Stored records:
>> begin

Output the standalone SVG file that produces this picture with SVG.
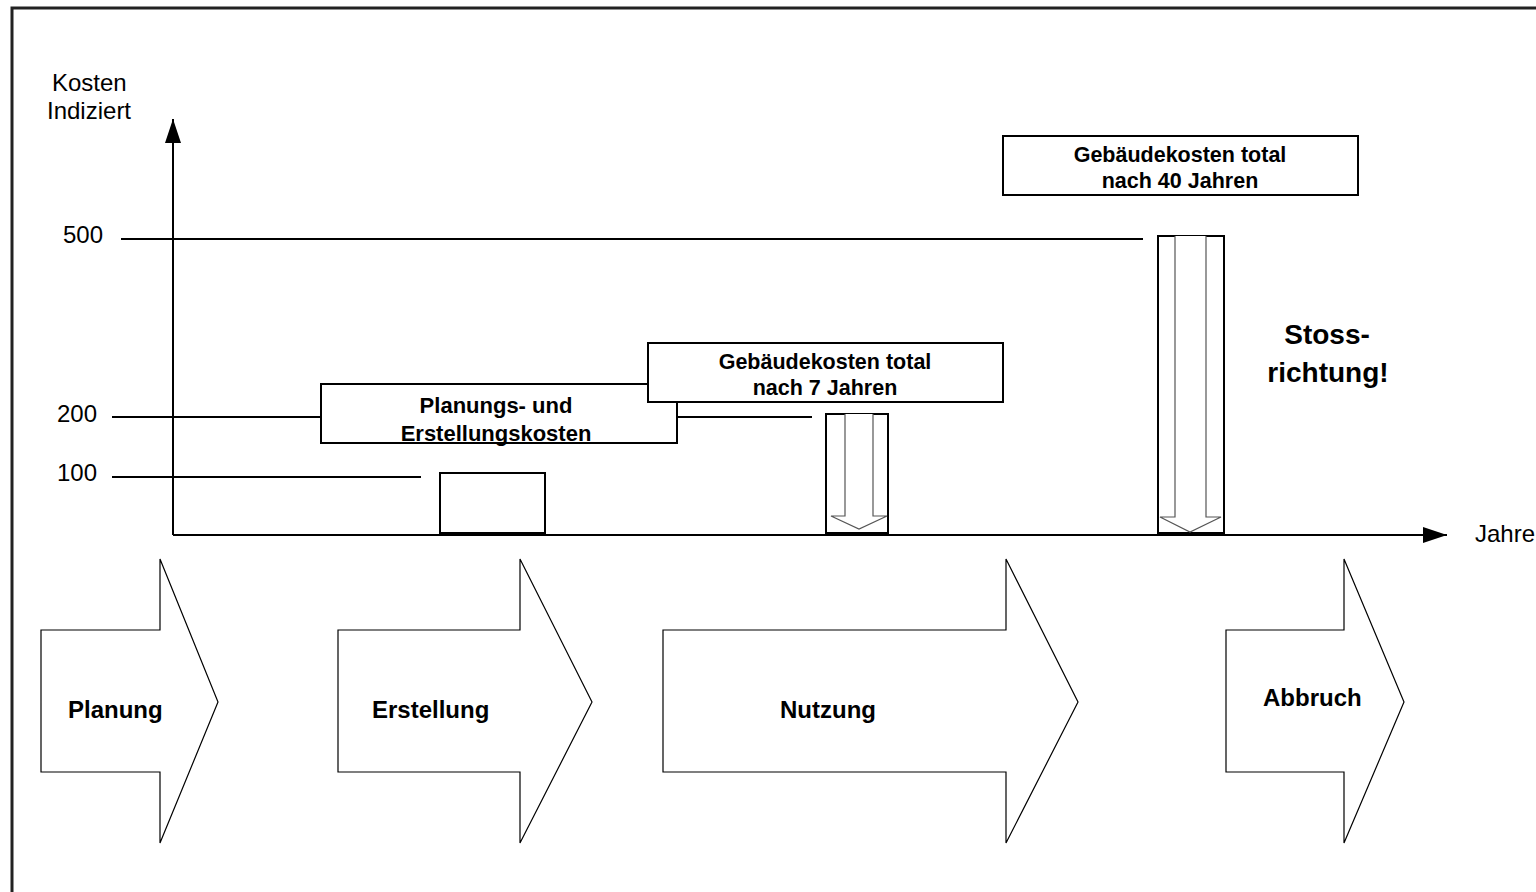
<svg xmlns="http://www.w3.org/2000/svg" width="1536" height="892" viewBox="0 0 1536 892">
<style>
.ax{stroke:#000;stroke-width:2;fill:none}
.box{fill:#fff;stroke:#000;stroke-width:2}
.ph{fill:#fff;stroke:#000;stroke-width:1.2}
.ga{fill:#fff;stroke:#555;stroke-width:1.2}
.t{font-family:"Liberation Sans",Arial,sans-serif;fill:#000}
.b{font-weight:bold}
</style>
<defs>
<marker id="ah" markerWidth="24" markerHeight="16" refX="24" refY="8" orient="auto" markerUnits="userSpaceOnUse">
<path d="M0,0 L24,8 L0,16 Z" fill="#000"/>
</marker>
</defs>
<rect width="1536" height="892" fill="#fff"/>
<rect x="12" y="8" width="1600" height="960" fill="none" stroke="#222" stroke-width="3"/>
<g id="connectors">
<line class="ax" x1="173" y1="535" x2="173" y2="119" marker-end="url(#ah)"/>
<line class="ax" x1="173" y1="535" x2="1447" y2="535" marker-end="url(#ah)"/>
<line class="ax" x1="121" y1="239" x2="1143" y2="239"/>
<line class="ax" x1="112" y1="417" x2="321" y2="417"/>
<line class="ax" x1="677" y1="417" x2="812" y2="417"/>
<line class="ax" x1="112" y1="477" x2="421" y2="477"/>
</g>
<g id="axis-labels">
<text class="t" x="52" y="91" font-size="24">Kosten</text>
<text class="t" x="47" y="119" font-size="24">Indiziert</text>
<text class="t" x="63" y="243" font-size="24">500</text>
<text class="t" x="57" y="422" font-size="24">200</text>
<text class="t" x="57" y="481" font-size="24">100</text>
<text class="t" x="1475" y="542" font-size="24">Jahre</text>
</g>
<g id="bar100">
<rect class="box" x="440" y="473" width="105" height="60"/>
</g>
<g id="planungskosten">
<rect class="box" x="321" y="384" width="356" height="59"/>
<text class="t b" x="496" y="413" font-size="22" text-anchor="middle">Planungs- und</text>
<text class="t b" x="496" y="441" font-size="22" text-anchor="middle">Erstellungskosten</text>
</g>
<g id="gebaeude7">
<rect class="box" x="648" y="343" width="355" height="59"/>
<text class="t b" x="825" y="369" font-size="21.5" text-anchor="middle">Gebäudekosten total</text>
<text class="t b" x="825" y="395" font-size="21.5" text-anchor="middle">nach 7 Jahren</text>
</g>
<g id="bar7">
<rect class="box" x="826" y="414" width="62" height="119"/>
<path class="ga" d="M845,414 L845,516 L831,516 L859,529 L887,516 L873,516 L873,414"/>
</g>
<g id="gebaeude40">
<rect class="box" x="1003" y="136" width="355" height="59"/>
<text class="t b" x="1180" y="162" font-size="21.5" text-anchor="middle">Gebäudekosten total</text>
<text class="t b" x="1180" y="188" font-size="21.5" text-anchor="middle">nach 40 Jahren</text>
</g>
<g id="bar40">
<rect class="box" x="1158" y="236" width="66" height="297"/>
<path class="ga" d="M1175,236 L1175,517 L1160,517 L1190,532 L1221,517 L1206,517 L1206,236"/>
</g>
<g id="stossrichtung">
<text class="t b" x="1327" y="344" font-size="28" text-anchor="middle">Stoss-</text>
<text class="t b" x="1328" y="382" font-size="28" text-anchor="middle">richtung!</text>
</g>
<g id="planung">
<path class="ph" d="M41,630 L160,630 L160,559 L218,702 L160,843 L160,772 L41,772 Z"/>
<text class="t b" x="68" y="718" font-size="24">Planung</text>
</g>
<g id="erstellung">
<path class="ph" d="M338,630 L520,630 L520,559 L592,702 L520,843 L520,772 L338,772 Z"/>
<text class="t b" x="372" y="718" font-size="24">Erstellung</text>
</g>
<g id="nutzung">
<path class="ph" d="M663,630 L1006,630 L1006,559 L1078,702 L1006,843 L1006,772 L663,772 Z"/>
<text class="t b" x="780" y="718" font-size="24">Nutzung</text>
</g>
<g id="abbruch">
<path class="ph" d="M1226,630 L1344,630 L1344,559 L1404,702 L1344,843 L1344,772 L1226,772 Z"/>
<text class="t b" x="1263" y="706" font-size="24">Abbruch</text>
</g>
</svg>
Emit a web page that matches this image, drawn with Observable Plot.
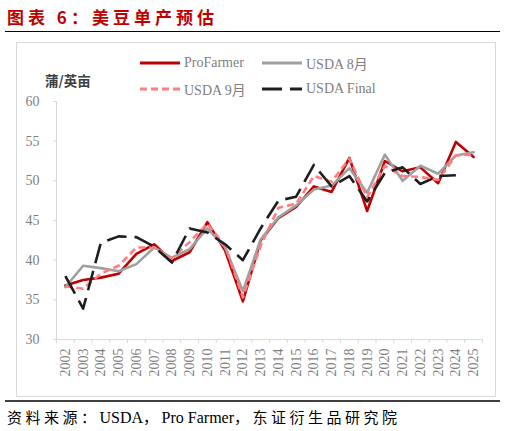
<!DOCTYPE html>
<html><head><meta charset="utf-8">
<script src="https://cdn.jsdelivr.net/npm/d3@7"></script>
<script src="https://cdn.jsdelivr.net/npm/@observablehq/plot@0.6"></script>
<style>
html,body{margin:0;padding:0;background:#fff;}
#wrap{position:relative;width:506px;height:431px;overflow:hidden;font-family:"Liberation Serif","Noto Sans CJK SC",serif;}
.abs{position:absolute;white-space:nowrap;}
#title{left:7px;top:5px;font-family:"Noto Sans CJK SC",sans-serif;font-weight:700;font-size:17px;letter-spacing:4px;color:#c00000;line-height:24px;}
#rule1{left:5px;top:31px;width:495px;height:1px;background:#000;}
#box{left:16px;top:42px;width:480px;height:355px;border:1px solid #d9d9d9;box-sizing:border-box;}
#rule2{left:5px;top:400px;width:495px;height:2px;background:#3f3f3f;}
#source{left:7px;top:406px;font-size:16px;color:#000;line-height:22px;}
#source .cj{font-family:"Noto Sans CJK SC",sans-serif;font-size:15px;letter-spacing:3.5px;}
#unit{left:45px;top:71px;font-family:"Noto Sans CJK SC",sans-serif;font-weight:700;font-size:13.5px;color:#404040;line-height:18px;}
.leg{position:absolute;display:flex;align-items:center;font-size:14px;font-weight:400;color:#808080;height:20px;}
.leg svg{margin-right:4px;}
#chart{position:absolute;left:0;top:0;}
</style></head>
<body><div id="wrap">
<div id="box" class="abs"></div>
<div id="title" class="abs">图表 6：美豆单产预估</div>
<div id="rule1" class="abs"></div>
<div id="unit" class="abs">蒲/英亩</div>
<div id="chart"></div>
<div id="legend"></div>
<div id="rule2" class="abs"></div>
<div id="source" class="abs"><span class="cj">资料来源：</span>USDA<span class="cj">，</span>Pro Farmer<span class="cj">，东证衍生品研究院</span></div>
</div>
<script>
const years = [2002,2003,2004,2005,2006,2007,2008,2009,2010,2011,2012,2013,2014,2015,2016,2017,2018,2019,2020,2021,2022,2023,2024,2025];
const proFarmer = [36.8,37.5,37.8,38.3,40.8,42.0,39.9,41.0,44.8,41.2,34.8,42.5,45.3,46.7,49.3,48.6,52.9,46.2,52.5,51.2,51.7,49.7,54.9,53.0];
const usdaAug   = [36.6,39.3,39.0,38.6,39.5,41.6,40.3,41.4,44.0,41.6,36.1,42.6,45.4,46.9,48.9,49.4,51.6,48.5,53.3,50.0,51.9,50.9,53.2,53.6];
const usdaSep   = [36.7,36.4,38.3,39.3,41.6,41.6,40.2,42.3,44.6,41.8,35.3,41.8,46.6,47.1,50.6,49.9,52.8,47.9,51.9,50.6,50.5,50.1,53.2,53.3];
const usdaFinal = [38.0,33.9,42.2,43.0,42.9,41.7,39.7,44.0,43.5,42.0,40.0,44.0,47.5,48.0,52.0,49.3,50.6,47.4,51.0,51.7,49.6,50.6,50.7,null];
const yTicks = [30,35,40,45,50,55,60];
const seriesNames = ["ProFarmer","USDA 8月","USDA 9月","USDA Final"];
const seriesColors = ["#c00000","#a0a0a0","#ff7c80","#1e1e1e"];
const seriesDash = [null,null,"7,4","20,8"];
const seriesValues = [proFarmer,usdaAug,usdaSep,usdaFinal];

const rows = [];
seriesValues.forEach((vals,si)=>vals.forEach((v,i)=>{ if(v!=null) rows.push({series:seriesNames[si], year:years[i], value:v}); }));
const boundaries = years.map(y=>y-0.5).concat([years[years.length-1]+0.5]);

const lineMarks = seriesNames.map((name,si)=>Plot.line(rows.filter(r=>r.series===name),{
  x:"year", y:"value", stroke:seriesColors[si], strokeWidth:2.6,
  strokeDasharray: seriesDash[si] || undefined, strokeLinejoin:"round", strokeLinecap: seriesDash[si] ? "butt" : "round"
}));

const chart = Plot.plot({
  width:506, height:431,
  marginLeft:56, marginRight:24, marginTop:101, marginBottom:92,
  x:{type:"linear", domain:[boundaries[0], boundaries[boundaries.length-1]]},
  y:{domain:[30,60]},
  style:{background:"transparent", fontFamily:"Liberation Serif", fontSize:"14px", color:"#7f7f7f"},
  marks:[
    Plot.ruleX([boundaries[0]],{stroke:"#d9d9d9", strokeWidth:1}),
    Plot.ruleY([30],{stroke:"#d9d9d9", strokeWidth:1}),
    Plot.axisY({ticks:yTicks, tickSize:3, tickPadding:14, stroke:"#d9d9d9", strokeOpacity:1, fill:"#7f7f7f", label:null}),
    Plot.axisX({ticks:boundaries, tickSize:4, tickFormat:()=>"", stroke:"#d9d9d9", strokeOpacity:1, label:null}),
    Plot.axisX({ticks:years, tickSize:0, tickPadding:9, tickRotate:-90, tickFormat:d=>String(d), fill:"#7f7f7f", label:null}),
    ...lineMarks
  ]
});
document.getElementById("chart").appendChild(chart);

// legend
const legPos = [[140,53],[262,53],[140,79],[262,79]];
const legend = document.getElementById("legend");
seriesNames.forEach((name,si)=>{
  const d = document.createElement("div");
  d.className="leg";
  d.style.left = legPos[si][0]+"px"; d.style.top = legPos[si][1]+"px";
  const dash = seriesDash[si] ? `stroke-dasharray="${seriesDash[si]}"` : "";
  d.innerHTML = `<svg width="40" height="6"><line x1="0" y1="3" x2="40" y2="3" stroke="${seriesColors[si]}" stroke-width="3" ${dash}/></svg><span>${name}</span>`;
  legend.appendChild(d);
});
</script>
</body></html>
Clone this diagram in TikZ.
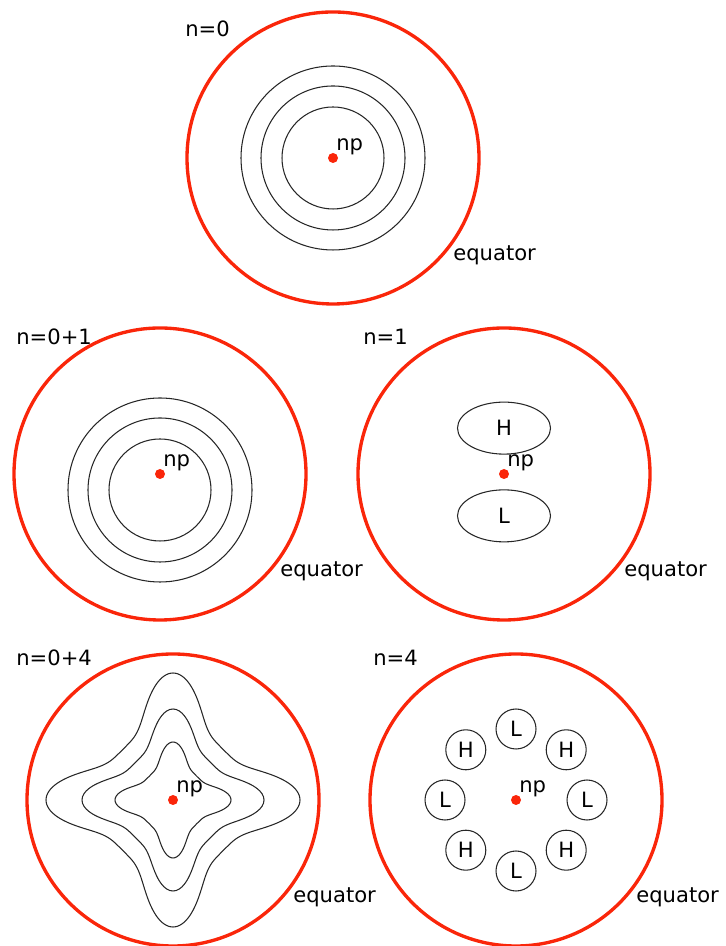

>> end

Single out each line of the records above with the string "that" in it, and copy it.

● FULL RESPONSE
Output the standalone SVG file that produces this picture with SVG.
Emit a web page that matches this image, drawn with Observable Plot.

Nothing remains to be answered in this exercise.